Il ritardo di diagnosi

La Sclerosi Laterale Amiotrofica è la più comune malattia del motoneurone, una cellula essenziale per inviare i comandi ai nostri muscoli scheletrici e permettere il movimento. La Sla è una malattia neurodegenerativa con prognosi infausta. Nonostante i numerosi progressi nella ricerca di base e clinica, non esiste una cura e viene diagnosticata dopo diverse indagini mediche ripetute nel tempo da parte di un neurologo esperto e al comparire dei primi sintomi motori che rivelano una situazione di danno avanzato. “I pazienti Sla – spiegano Andrea Calvo, del Centro regionale esperto per la Sla di Torino (Aou Città della Salute e della Scienza di Torino e Dipartimento di Neuroscienze Università di Torino) e Christian Lunetta del Centro Clinico NeMO di Milano e medical director di Aisla – ricevono una diagnosi conclusiva, in media, dopo circa un anno dall’insorgenza dei sintomi, vivendo lunghi periodi di frustrazione, e vengono inseriti con grande ritardo nei protocolli di cura sperimentali, riducendo le probabilità di successo. La malattia è inoltre molto eterogenea sia per aggressività che per velocità di progressione rendendo difficoltosa la prognosi e la pianificazione delle cure”.

Un lavoro di squadra

Ecco perché il risultato di questa ricerca è particolarmente prezioso per i pazienti. La scoperta è il risultato dello studio multicentrico italiano disegnato e coordinato da Valentina Bonetto, responsabile del Laboratorio di Biomarcatori Traslazionali dell’Istituto di Ricerche Farmacologiche Mario Negri Irccs e da Manuela Basso del Dipartimento di Biologia Cellulare, Computazionale e Integrata (Cibio) dell’Università di Trento in collaborazione con il centro Cresla, Aou Città della Salute e della Scienza di Torino, l’Azienda Ospedale Università di Padova e a Milano: il Centro Clinico NeMO, ICS Maugeri e la Casa Cura Policlinico.

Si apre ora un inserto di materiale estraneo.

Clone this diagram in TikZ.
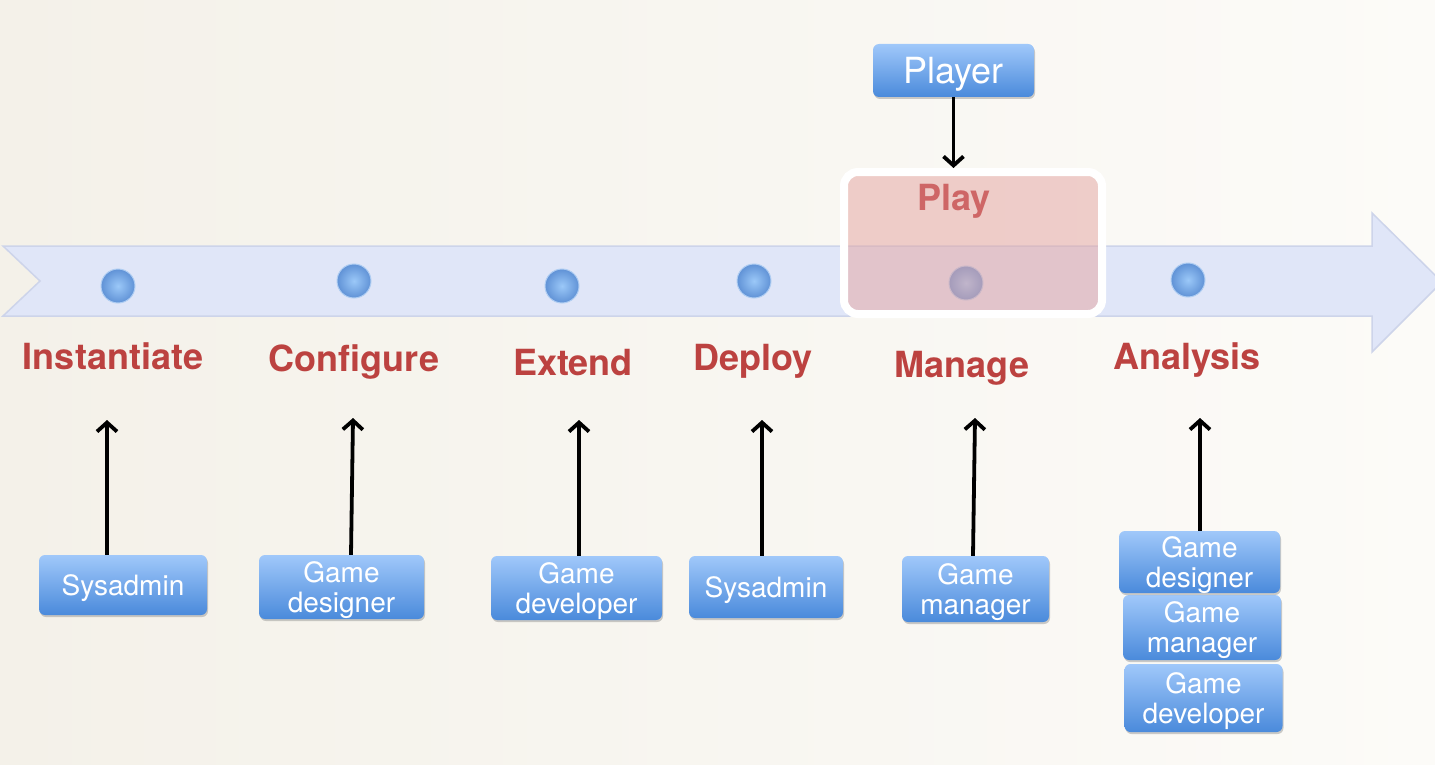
\documentclass[tikz,border=0pt]{standalone}
\usepackage{fontspec}
\setmainfont{TeX Gyre Heros}
\usetikzlibrary{arrows.meta,shadows}
\definecolor{lblred}{RGB}{188,66,64}
\definecolor{playred}{RGB}{206,102,102}
\definecolor{boxtop}{RGB}{160,200,250}
\definecolor{boxbot}{RGB}{74,138,219}
\definecolor{bandfill}{RGB}{224,230,248}
\definecolor{bandline}{RGB}{205,212,234}
\definecolor{pinkfill}{RGB}{228,165,162}
\definecolor{dotin}{RGB}{155,200,248}
\definecolor{dotout}{RGB}{96,146,214}
\definecolor{dotrim}{RGB}{175,205,242}
\definecolor{bgleft}{RGB}{244,241,233}
\definecolor{bgright}{RGB}{252,251,248}
\tikzset{
  rolebox/.style={rectangle, rounded corners=6pt, top color=boxtop, bottom color=boxbot,
    draw=none, text=white, align=center, inner sep=0pt, text depth=0pt,
    font=\fontsize{28}{30}\selectfont,
    drop shadow={shadow xshift=1pt, shadow yshift=-2pt, opacity=0.4}},
  phase/.style={text=lblred, font=\fontsize{36}{40}\selectfont\bfseries, anchor=base},
  arr/.style={line width=3.8pt, -{Straight Barb[length=9pt,width=20pt]}},
  dot/.style={circle, minimum size=34pt, inner sep=0pt, draw=dotrim, line width=1pt,
    inner color=dotin, outer color=dotout}
}
\begin{document}
\begin{tikzpicture}[x=1pt,y=-1pt]
\useasboundingbox (0,0) rectangle (1435,765);
\shade[left color=bgleft, right color=bgright] (0,0) rectangle (1435,765);
% band arrow
\filldraw[fill=bandfill, draw=bandline, line width=1.5pt]
  (3,246) -- (1372,246) -- (1372,213) -- (1442,282) -- (1372,352) -- (1372,316) -- (3,316) -- (40,281) -- cycle;
% dots
\node[dot] (d1) at (118,286) {};
\node[dot] (d2) at (354,281) {};
\node[dot] (d3) at (562,286) {};
\node[dot] (d4) at (754,281) {};
\node[dot] (d5) at (966,283) {};
\node[dot] (d6) at (1188,280) {};
% Play box and label
\node[rectangle, rounded corners=14pt, minimum width=258pt, minimum height=142pt, inner sep=0pt,
  draw=white, line width=8pt, fill=pinkfill, fill opacity=0.52] (playbox) at (973,243) {};
\node[text=playred, font=\fontsize{36}{40}\selectfont\bfseries, anchor=base] (playlbl) at (954,210) {Play};
% phase labels
\node[phase] (l1) at (113,369) {Instantiate};
\node[phase] (l2) at (354,371) {Configure};
\node[phase] (l3) at (573,375) {Extend};
\node[phase] (l4) at (753,370) {Deploy};
\node[phase] (l5) at (962,377) {Manage};
\node[phase] (l6) at (1187,369) {Analysis};
% Player
\node[rolebox, minimum width=161pt, minimum height=53pt, font=\fontsize{36}{40}\selectfont] (player) at (953.5,70.5) {Player};
% role boxes
\node[rolebox, minimum width=168pt, minimum height=60pt] (b1) at (123,585) {Sysadmin};
\node[rolebox, minimum width=165pt, minimum height=64pt] (b2) at (341.5,587) {Game\\designer};
\node[rolebox, minimum width=171pt, minimum height=64pt] (b3) at (576.5,588) {Game\\developer};
\node[rolebox, minimum width=154pt, minimum height=62pt] (b4) at (766,587) {Sysadmin};
\node[rolebox, minimum width=147pt, minimum height=66pt] (b5) at (975.5,589) {Game\\manager};
\node[rolebox, minimum width=158pt, minimum height=68pt] (b8) at (1203.5,698) {Game\\developer};
\node[rolebox, minimum width=158pt, minimum height=65pt] (b7) at (1202,627.5) {Game\\manager};
\node[rolebox, minimum width=161pt, minimum height=62pt] (b6) at (1199.5,562) {Game\\designer};
% arrow tips
\coordinate (t1) at (107,420);
\coordinate (t2) at (353,418);
\coordinate (t3) at (579,420);
\coordinate (t4) at (762,420);
\coordinate (t5) at (975,418);
\coordinate (t6) at (1200,418);
\draw[arr] ([xshift=-16pt]b1.north) -- (t1);
\draw[arr] ([xshift=9.5pt]b2.north) -- (t2);
\draw[arr] ([xshift=2.5pt]b3.north) -- (t3);
\draw[arr] ([xshift=-4pt]b4.north) -- (t4);
\draw[arr] ([xshift=-2.5pt]b5.north) -- (t5);
\draw[arr] ([xshift=0.5pt]b6.north) -- (t6);
\draw[arr] (player.south) -- (player.south |- playbox.north);
\end{tikzpicture}
\end{document}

Vescicole sotto esame con l’IA

I ricercatori hanno prelevato tramite un semplice prelievo del sangue le vescicole che sono state isolate e caratterizzate. I dati ottenuti sono poi stati analizzati e rielaborati da Francesco Rinaldi del Dipartimento di Matematica dell’Università di Padova, che ha utilizzato dei modelli di Intelligenza Artificiale (I.A.) per predire, con accuratezza, se le vescicole extracellulari appartenevano a un individuo sano o affetto da patologia degenerativa. “Abbiamo sviluppato – spiega Laura Pasetto dell’Istituto Mario Negri, primo autore del lavoro – un protocollo rapido che permette di misurare le caratteristiche delle vescicole extracellulari nel sangue dei pazienti affetti da Sla. Abbiamo decodificato le informazioni derivanti da queste piccole particelle lipidiche circolanti nel sangue e abbiamo capito come distinguere questi pazienti da altri affetti da diverse malattie neurologiche e muscolari”.

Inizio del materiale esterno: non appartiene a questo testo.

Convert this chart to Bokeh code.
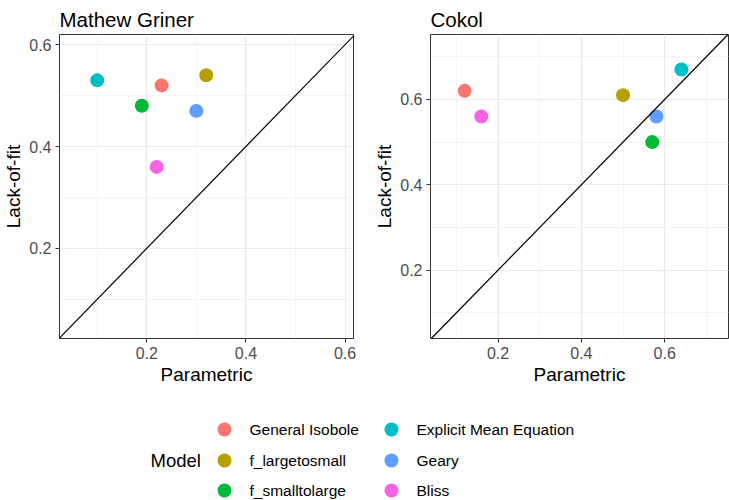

La caratterizzazione dei pazienti Sla

“I dati raccolti con questa caratterizzazione – aggiunge Manuela Basso – mostrano che le vescicole di pazienti Sla hanno dimensioni e livelli di proteine diversi da controlli sani e pazienti affetti da distrofie muscolari o malattia di Kennedy, malattie che possono mostrare sintomi simili nelle fasi precoci. Utilizzando questi parametri siamo riusciti anche a predire in maniera accurata la velocità di progressione della malattia”. Oltre ad offrire una possibilità di diagnosi precoce, quali altri prospettive apre questa scoperta? “L’identificazione di biomarcatori – risponde Valentina Bonetto – specifici e predittivi per diagnosi e prognosi sarebbe di grande aiuto non solo per la gestione clinica dei pazienti ma anche per lo sviluppo di una terapia efficace. Gli stessi risultati sono emersi nei modelli animali e questo è promettente anche per il monitoraggio di future sperimentazioni farmacologiche. Ora ci attendono studi di validazione per poter trasferire le scoperte, rilevate su un campione composto da 106 pazienti Sla e 96 soggetti controllo, alla pratica clinica”.